I see that the "HUGE problem with creationist thinking" in the opening post of this thread was that there is no way to determine which creation story to teach. The thread evolved to showcase each poster's main difficulty with creationist thought.
My main problem with creationism is the compulsion that creationists both suffer and seek to impose: that their story of origins is literally correct and must be taught to children in public schools. I don't really care about it otherwise. I don't care about the difficulties presented by debate with creationists because there is no debate with creationists.
Whatever line of approach a reasoning person takes, the reply remains essentially the same--God showed me the way and told me to spread the word by any means necessary. Creationists are the jihadists of discourse, and I just don't care.

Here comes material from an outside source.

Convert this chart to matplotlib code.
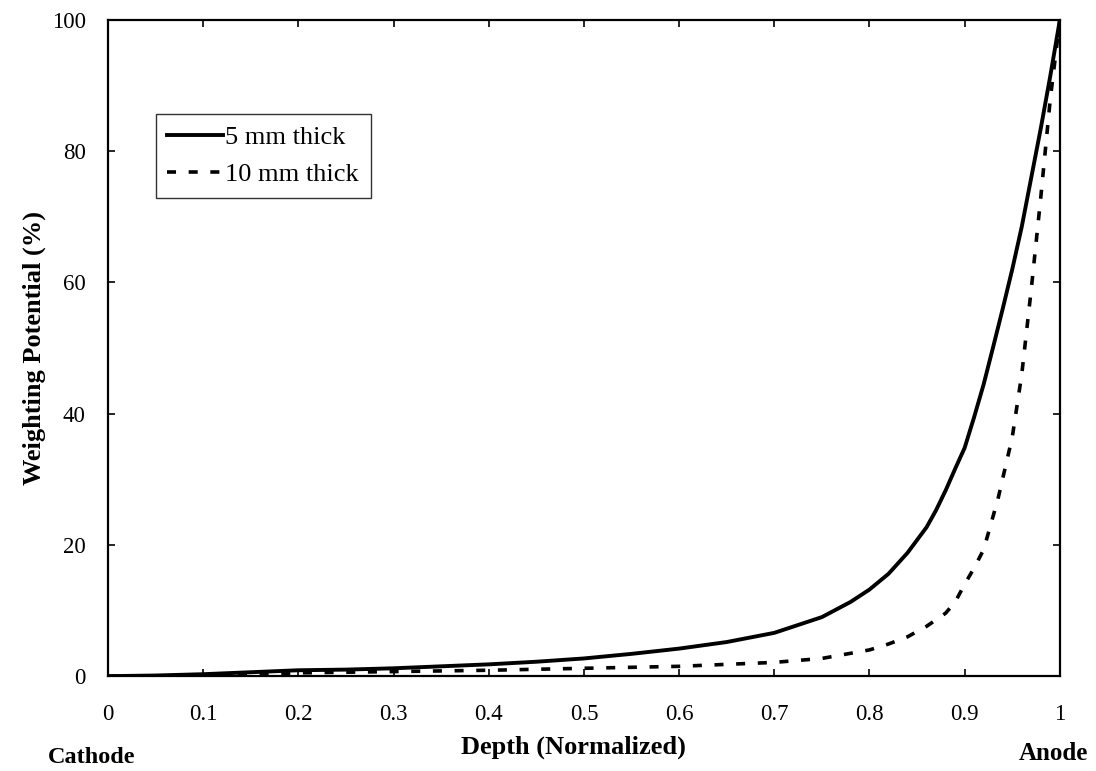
import matplotlib
matplotlib.use("Agg")
import matplotlib.pyplot as plt
import numpy as np

# depth (normalized) and weighting potential (%)
depth_5mm = [0, 0.05, 0.1, 0.15, 0.2, 0.25, 0.3, 0.35, 0.4, 0.45, 0.5, 0.55,
             0.6, 0.65, 0.7, 0.75, 0.78, 0.8, 0.82, 0.84, 0.86, 0.87, 0.88,
             0.89, 0.9, 0.91, 0.92, 0.93, 0.94, 0.95, 0.96, 0.97, 0.98, 0.99,
             1.0]
wp_5mm = [0, 0.1, 0.3, 0.6, 0.9, 1.0, 1.2, 1.5, 1.8, 2.2, 2.7, 3.4,
          4.2, 5.2, 6.6, 9.0, 11.3, 13.2, 15.6, 18.8, 22.7, 25.3, 28.3,
          31.6, 34.8, 39.5, 44.5, 50.2, 56, 62, 68.5, 76, 83.5, 91.5,
          100]

depth_10mm = [0, 0.05, 0.1, 0.15, 0.2, 0.3, 0.4, 0.5, 0.6, 0.65, 0.7, 0.75,
              0.8, 0.82, 0.84, 0.86, 0.88, 0.89, 0.9, 0.91, 0.92, 0.935,
              0.95, 0.96, 0.97, 0.98, 0.99, 1.0]
wp_10mm = [0, 0, 0.1, 0.3, 0.5, 0.7, 0.9, 1.2, 1.5, 1.8, 2.1, 2.7,
           4.0, 4.9, 6.0, 7.6, 9.6, 11.3, 14.0, 16.5, 19.3, 27, 36.4,
           46, 59, 73, 88, 100]

x_ticks = np.round(np.arange(0, 1.01, 0.1), 1)
x_labels = ["0", "0.1", "0.2", "0.3", "0.4", "0.5", "0.6", "0.7", "0.8", "0.9", "1"]
y_ticks = [0, 20, 40, 60, 80, 100]

plt.rcParams["font.family"] = ["Liberation Serif", "DejaVu Serif"]

fig = plt.figure(figsize=(10.96, 7.71), dpi=100)
ax = fig.add_axes([0.0985, 0.123, 0.8685, 0.851])

ax.plot(depth_5mm, wp_5mm, color="black", lw=2.8, label="5 mm thick")
ax.plot(depth_10mm, wp_10mm, color="black", lw=2.6, dashes=(2.5, 3.5),
        label="10 mm thick")

ax.set_xlim(0, 1)
ax.set_ylim(0, 100)
ax.set_xticks(x_ticks)
ax.set_xticklabels(x_labels)
ax.set_yticks(y_ticks)
ax.tick_params(direction="in", length=5, width=1.2, top=True, right=True,
               labelsize=16.5)
ax.tick_params(axis="x", pad=20)
ax.tick_params(axis="y", pad=16)
for s in ax.spines.values():
    s.set_linewidth(1.6)

ax.set_ylabel("Weighting Potential (%)", fontsize=19, fontweight="bold",
              labelpad=4)
fig.text(0.523, 0.031, "Depth (Normalized)", fontsize=19, fontweight="bold",
         ha="center", va="center")
fig.text(0.084, 0.018, "Cathode", fontsize=17.5, fontweight="bold",
         ha="center", va="center")
fig.text(0.961, 0.023, "Anode", fontsize=18, fontweight="bold",
         ha="center", va="center")

leg = ax.legend(loc="upper left", bbox_to_anchor=(0.05, 0.857), fontsize=19,
                frameon=True, fancybox=False, handlelength=2.1,
                handletextpad=0.1, borderpad=0.45, labelspacing=0.5,
                borderaxespad=0)
leg.get_frame().set_edgecolor("black")
leg.get_frame().set_linewidth(1.0)

fig.savefig("out.png", dpi=100)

The creationist approach to debate is repetition. Creationists reject science, and reason won't persuade them to do otherwise: the irony of rejecting science's methodology while enjoying its benisons is matched only by possessing an evolved brain that they refuse to use for anything other than superstition.
But I don't care about that, either. My problem is not with creationist thought, but creationist action.
I can sum up my HUGE problem with creationist action by paraphrasing the roadside sign I saw in a recent photo on Facebook:
"Religion is like a penis.
It's fine to be happy to have one, and it's okay to take it out and wave it around.
But don't try to shove it down my kid's throat."
"If you can keep your head while those around you are losing theirs, you can collect a lot of heads."